(Collected material):
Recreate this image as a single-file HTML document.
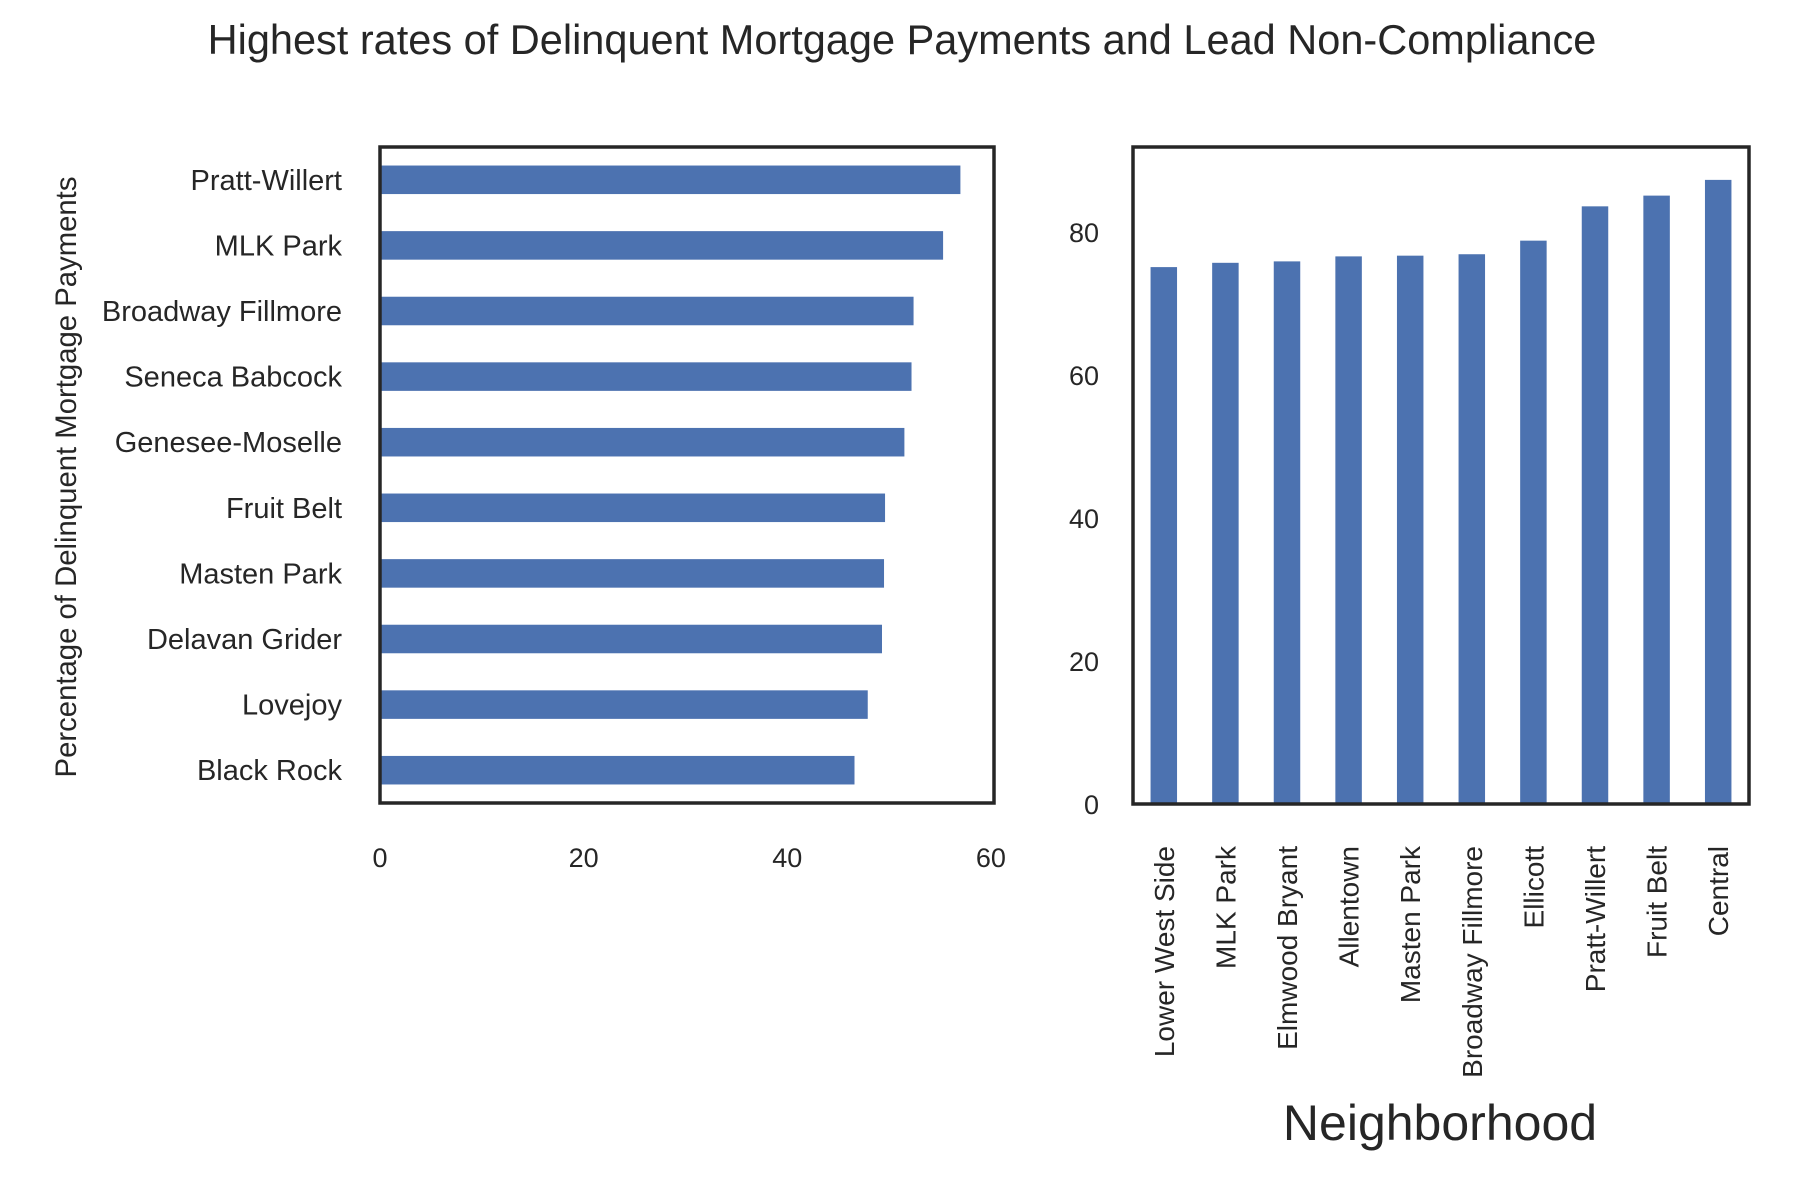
<!DOCTYPE html>
<html><head><meta charset="utf-8"><style>
html,body{margin:0;padding:0;background:#fff}
svg{display:block}
text{font-family:"Liberation Sans",Arial,sans-serif;fill:#262626}
</style></head><body>
<svg id="chart" width="1800" height="1200" viewBox="0 0 1800 1200">
<text x="902" y="54" font-size="41.5" text-anchor="middle">Highest rates of Delinquent Mortgage Payments and Lead Non-Compliance</text>
<g id="left"></g>
<g id="right"></g>
</svg>
<script>
const leftCats = ["Pratt-Willert","MLK Park","Broadway Fillmore","Seneca Babcock","Genesee-Moselle","Fruit Belt","Masten Park","Delavan Grider","Lovejoy","Black Rock"];
const leftVals = [57.0,55.3,52.4,52.2,51.5,49.6,49.5,49.3,47.9,46.6];
const leftTicks = [0,20,40,60];
const rightCats = ["Lower West Side","MLK Park","Elmwood Bryant","Allentown","Masten Park","Broadway Fillmore","Ellicott","Pratt-Willert","Fruit Belt","Central"];
const rightVals = [75.1,75.7,75.9,76.6,76.7,76.9,78.8,83.6,85.1,87.3];
const rightTicks = [0,20,40,60,80];

const NS="http://www.w3.org/2000/svg";
function mk(tag,attrs,parent,txt){const e=document.createElementNS(NS,tag);for(const k in attrs)e.setAttribute(k,attrs[k]);if(txt!==undefined)e.textContent=txt;parent.appendChild(e);return e;}
const COLOR="#4c72b0";

// Left panel: horizontal bars
const L={x0:380,x1:994,y0:147,y1:803,xmax:60.3};
const lg=document.getElementById('left');
const lx=v=>L.x0+(v/L.xmax)*(L.x1-L.x0);
const slotL=(L.y1-L.y0)/leftCats.length;
const ly=i=>L.y0+slotL*(i+0.5);
leftVals.forEach((v,i)=>{
  const r=mk('rect',{x:L.x0,y:ly(i)-slotL*0.435/2,width:lx(v)-L.x0,height:slotL*0.435,fill:COLOR},lg);
  
  
  const t=mk('text',{x:342,y:ly(i)+10,'font-size':29,'text-anchor':'end'},lg,leftCats[i]);
  
  
});
leftTicks.forEach(v=>{
  const t=mk('text',{x:lx(v),y:867,'font-size':27,'text-anchor':'middle'},lg,String(v));
  
  
});
const lf=mk('rect',{x:L.x0,y:L.y0,width:L.x1-L.x0,height:L.y1-L.y0,fill:'none',stroke:'#262626','stroke-width':3.5},lg);


const yl=mk('text',{x:0,y:0,'font-size':29.3,'text-anchor':'middle',transform:'translate(76,477) rotate(-90)'},lg,'Percentage of Delinquent Mortgage Payments');



// Right panel: vertical bars
const R={x0:1133,x1:1749,y0:147,y1:804,ymax:91.9};
const rg=document.getElementById('right');
const ry=v=>R.y1-(v/R.ymax)*(R.y1-R.y0);
const slotR=(R.x1-R.x0)/rightCats.length;
const rx=i=>R.x0+slotR*(i+0.5);
rightVals.forEach((v,i)=>{
  const r=mk('rect',{x:rx(i)-slotR*0.43/2,y:ry(v),width:slotR*0.43,height:R.y1-ry(v),fill:COLOR},rg);
  
  
  const t=mk('text',{x:0,y:0,'font-size':28,'text-anchor':'end',transform:`translate(${rx(i)+10},846) rotate(-90)`},rg,rightCats[i]);
  
  
});
rightTicks.forEach(v=>{
  const t=mk('text',{x:1099,y:ry(v)+10,'font-size':27,'text-anchor':'end'},rg,String(v));
  
  
});
const rf=mk('rect',{x:R.x0,y:R.y0,width:R.x1-R.x0,height:R.y1-R.y0,fill:'none',stroke:'#262626','stroke-width':3.5},rg);


const xl=mk('text',{x:1440,y:1140,'font-size':50,'text-anchor':'middle'},rg,'Neighborhood');


</script>
</body></html>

(Task requirements): Omit the pictures and give the material again, exactly and in full.

(Worked answer):
Recreate this image as a single-file HTML document.
<!DOCTYPE html>
<html><head><meta charset="utf-8"><style>
html,body{margin:0;padding:0;background:#fff}
svg{display:block}
text{font-family:"Liberation Sans",Arial,sans-serif;fill:#262626}
</style></head><body>
<svg id="chart" width="1800" height="1200" viewBox="0 0 1800 1200">
<text x="902" y="54" font-size="41.5" text-anchor="middle">Highest rates of Delinquent Mortgage Payments and Lead Non-Compliance</text>
<g id="left"></g>
<g id="right"></g>
</svg>
<script>
const leftCats = ["Pratt-Willert","MLK Park","Broadway Fillmore","Seneca Babcock","Genesee-Moselle","Fruit Belt","Masten Park","Delavan Grider","Lovejoy","Black Rock"];
const leftVals = [57.0,55.3,52.4,52.2,51.5,49.6,49.5,49.3,47.9,46.6];
const leftTicks = [0,20,40,60];
const rightCats = ["Lower West Side","MLK Park","Elmwood Bryant","Allentown","Masten Park","Broadway Fillmore","Ellicott","Pratt-Willert","Fruit Belt","Central"];
const rightVals = [75.1,75.7,75.9,76.6,76.7,76.9,78.8,83.6,85.1,87.3];
const rightTicks = [0,20,40,60,80];

const NS="http://www.w3.org/2000/svg";
function mk(tag,attrs,parent,txt){const e=document.createElementNS(NS,tag);for(const k in attrs)e.setAttribute(k,attrs[k]);if(txt!==undefined)e.textContent=txt;parent.appendChild(e);return e;}
const COLOR="#4c72b0";

// Left panel: horizontal bars
const L={x0:380,x1:994,y0:147,y1:803,xmax:60.3};
const lg=document.getElementById('left');
const lx=v=>L.x0+(v/L.xmax)*(L.x1-L.x0);
const slotL=(L.y1-L.y0)/leftCats.length;
const ly=i=>L.y0+slotL*(i+0.5);
leftVals.forEach((v,i)=>{
  const r=mk('rect',{x:L.x0,y:ly(i)-slotL*0.435/2,width:lx(v)-L.x0,height:slotL*0.435,fill:COLOR},lg);
  
  
  const t=mk('text',{x:342,y:ly(i)+10,'font-size':29,'text-anchor':'end'},lg,leftCats[i]);
  
  
});
leftTicks.forEach(v=>{
  const t=mk('text',{x:lx(v),y:867,'font-size':27,'text-anchor':'middle'},lg,String(v));
  
  
});
const lf=mk('rect',{x:L.x0,y:L.y0,width:L.x1-L.x0,height:L.y1-L.y0,fill:'none',stroke:'#262626','stroke-width':3.5},lg);


const yl=mk('text',{x:0,y:0,'font-size':29.3,'text-anchor':'middle',transform:'translate(76,477) rotate(-90)'},lg,'Percentage of Delinquent Mortgage Payments');



// Right panel: vertical bars
const R={x0:1133,x1:1749,y0:147,y1:804,ymax:91.9};
const rg=document.getElementById('right');
const ry=v=>R.y1-(v/R.ymax)*(R.y1-R.y0);
const slotR=(R.x1-R.x0)/rightCats.length;
const rx=i=>R.x0+slotR*(i+0.5);
rightVals.forEach((v,i)=>{
  const r=mk('rect',{x:rx(i)-slotR*0.43/2,y:ry(v),width:slotR*0.43,height:R.y1-ry(v),fill:COLOR},rg);
  
  
  const t=mk('text',{x:0,y:0,'font-size':28,'text-anchor':'end',transform:`translate(${rx(i)+10},846) rotate(-90)`},rg,rightCats[i]);
  
  
});
rightTicks.forEach(v=>{
  const t=mk('text',{x:1099,y:ry(v)+10,'font-size':27,'text-anchor':'end'},rg,String(v));
  
  
});
const rf=mk('rect',{x:R.x0,y:R.y0,width:R.x1-R.x0,height:R.y1-R.y0,fill:'none',stroke:'#262626','stroke-width':3.5},rg);


const xl=mk('text',{x:1440,y:1140,'font-size':50,'text-anchor':'middle'},rg,'Neighborhood');


</script>
</body></html>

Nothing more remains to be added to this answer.